James Madison: Campaigns and Elections
Campaign and Election of 1808
Thomas Jefferson followed the precedent of George Washington and retired from the presidency after two terms, though not constitutionally obliged to do so at the time. Political observers knew that Jefferson intended his close friend and political partner James Madison to succeed him into the office. Other Republicans hesitated to accept Madison as the heir-apparent.
At the time, the parties remained so underdeveloped that they had no nationwide primary system for nominating candidates. Rather, party leaders—usually congressmen—held caucuses to determine who would carry their party standard. At the Republican caucus, Madison met opposition from New Yorkers, who promoted the candidacy of Vice President George Clinton, and from some Virginians who preferred James Monroe. Despite strenuous objections from those camps, the Republican caucus overwhelmingly selected Madison, and Clinton had to settle for another term as vice president.
Federalists nominated Charles C. Pinckney of South Carolina and Rufus King of New York. Their strategy consisted of riling up Americans against the Embargo Act. The embargo hit the Federalist stronghold of the Northeast particularly hard given the region’s reliance on overseas trade. Federalists accused Madison of imposing the embargo to punish them for their political views. Because the embargo had a lopsided effect against Britain, given America’s greater volume of trade with that nation, Federalists depicted Madison as Napoleon’s patsy, implementing the embargo at the emperor’s orders. Though most Americans hardly believed such claims, most Americans did know that the embargo had devastated the US economy.
Despite internal divisions in his party, the vitriol of Federalists, and the deadweight of the unpopular embargo, Madison raced to victory in the Electoral College. When Congress counted the votes on February 8, 1809, Madison claimed 122 votes to second-place Pinckney’s 47. Six New York electors bucked their party nominee and voted for Clinton. With Madison’s victory, a Virginian had won the presidency for the fifth time in six presidential election cycles.
Campaign and Election of 1812
War and politics were inextricably linked in 1812. Madison had spent most of his first term trying various modes of forcing Britain and France to cease their violations of US neutrality and sovereignty. Problems with Britain continued to fester, exacerbated by the rebirth of a British-Native American confederacy in the Ohio Valley. As the nation crept closer to war in the early months of 1812, Republicans began the process of renominating Madison. In mid-May, 83 congressional Republicans met in the Senate chamber and unanimously voted for Madison’s renomination.
The unanimity belied divisions within the party. Fifty Republican Congressmen had not attended the nominating caucus. Some Republicans thought Madison too hesitant to call for war, while others considered him too hawkish. Just two weeks after the nomination, Madison sent Congress a message detailing British abuses, implying they should declare war. On June 17, the US Senate heeded the call, and the next day, President Madison signed the war declaration, making the 1812 election the nation’s first amid a declared war.

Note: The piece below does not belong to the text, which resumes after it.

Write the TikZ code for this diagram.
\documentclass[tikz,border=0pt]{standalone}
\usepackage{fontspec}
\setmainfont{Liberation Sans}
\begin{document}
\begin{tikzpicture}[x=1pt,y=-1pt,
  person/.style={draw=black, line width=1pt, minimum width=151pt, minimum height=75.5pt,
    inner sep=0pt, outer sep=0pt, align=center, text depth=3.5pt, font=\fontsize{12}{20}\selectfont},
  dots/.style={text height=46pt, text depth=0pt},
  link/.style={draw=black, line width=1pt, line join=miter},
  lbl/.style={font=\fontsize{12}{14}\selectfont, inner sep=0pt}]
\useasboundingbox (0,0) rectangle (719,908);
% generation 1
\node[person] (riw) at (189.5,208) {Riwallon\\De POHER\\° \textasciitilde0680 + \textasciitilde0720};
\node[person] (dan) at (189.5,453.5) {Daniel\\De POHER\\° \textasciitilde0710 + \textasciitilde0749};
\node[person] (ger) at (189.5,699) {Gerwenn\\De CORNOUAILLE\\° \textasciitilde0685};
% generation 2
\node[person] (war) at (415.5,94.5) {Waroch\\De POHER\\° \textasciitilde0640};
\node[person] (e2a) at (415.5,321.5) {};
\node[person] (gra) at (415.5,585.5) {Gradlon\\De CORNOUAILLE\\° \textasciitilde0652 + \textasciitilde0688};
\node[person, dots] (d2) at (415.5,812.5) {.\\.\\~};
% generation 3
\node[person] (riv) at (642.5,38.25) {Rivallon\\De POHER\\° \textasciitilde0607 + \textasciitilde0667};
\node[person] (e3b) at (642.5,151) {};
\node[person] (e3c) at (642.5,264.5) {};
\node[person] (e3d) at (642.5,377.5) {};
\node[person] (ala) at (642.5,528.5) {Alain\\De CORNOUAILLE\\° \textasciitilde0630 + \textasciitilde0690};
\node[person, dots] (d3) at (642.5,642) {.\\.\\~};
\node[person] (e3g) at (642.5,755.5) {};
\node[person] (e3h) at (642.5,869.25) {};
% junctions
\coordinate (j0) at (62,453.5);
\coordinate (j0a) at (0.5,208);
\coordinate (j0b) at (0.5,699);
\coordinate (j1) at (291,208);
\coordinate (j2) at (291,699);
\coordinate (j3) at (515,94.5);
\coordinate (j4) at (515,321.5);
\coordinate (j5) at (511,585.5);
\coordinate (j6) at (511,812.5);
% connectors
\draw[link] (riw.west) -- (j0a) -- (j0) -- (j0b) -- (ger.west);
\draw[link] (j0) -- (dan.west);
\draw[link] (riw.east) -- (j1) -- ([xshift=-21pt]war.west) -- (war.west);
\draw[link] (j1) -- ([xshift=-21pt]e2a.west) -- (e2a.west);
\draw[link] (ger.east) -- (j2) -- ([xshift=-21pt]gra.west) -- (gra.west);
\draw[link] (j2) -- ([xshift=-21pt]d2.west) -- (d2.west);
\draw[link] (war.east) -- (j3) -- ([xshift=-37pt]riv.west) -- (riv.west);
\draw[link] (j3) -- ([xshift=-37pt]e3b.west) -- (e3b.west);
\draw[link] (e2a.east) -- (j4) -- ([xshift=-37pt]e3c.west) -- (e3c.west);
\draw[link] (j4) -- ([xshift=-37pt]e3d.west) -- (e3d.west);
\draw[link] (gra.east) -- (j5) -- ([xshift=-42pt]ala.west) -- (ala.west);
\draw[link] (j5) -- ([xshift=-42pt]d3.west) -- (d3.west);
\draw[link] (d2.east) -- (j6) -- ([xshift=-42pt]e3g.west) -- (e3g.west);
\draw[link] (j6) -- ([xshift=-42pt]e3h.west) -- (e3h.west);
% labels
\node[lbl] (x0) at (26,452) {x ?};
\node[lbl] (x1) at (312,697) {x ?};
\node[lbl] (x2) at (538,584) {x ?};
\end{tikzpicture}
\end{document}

As the election heated up, Madison came under fire for using public money to purchase documents he thought would prove a conspiracy between inveterate Federalists and Britain. In 1809, a British spy named John Henry had traveled to New England with instructions to probe Federalists loyalties and determine whether New Englanders might secede and ally with Britain. By 1812, a French con artist had persuaded Henry to sell his documents to the Madison administration. Madison purchased the documents for the enormous sum of $50,000, convinced that they would prove collusion between Federalists and Britain. The papers failed to show criminal conduct on the part of Federalists, and Madison’s critics accused him of misusing public funds to try and embarrass Federalists and boost his reelection chances. Madison insisted that the documents at least showed British intrigue, and he added Henry’s mission to his list of grievances against Britain in his war message to Congress.
The mayor of New York City and George Clinton’s nephew, DeWitt Clinton, took up New York’s Clintonian, anti-war, anti-Madison mantle. Federalists decided that they stood better chances of beating Madison by backing Clinton than nominating their own candidate. Clinton faced a messaging crisis, trying to collect support from a variety of anti-Madison elements including Federalists, pro-war but anti-Madison Republicans, anti-war and anti-Madison Republicans, Northerners tired of Virginia presidents, and Southerners suspicious of Madison’s nationalist impulses. The disparate elements failed to coalesce, and Madison won reelection with 128 electoral votes to Clinton’s 89.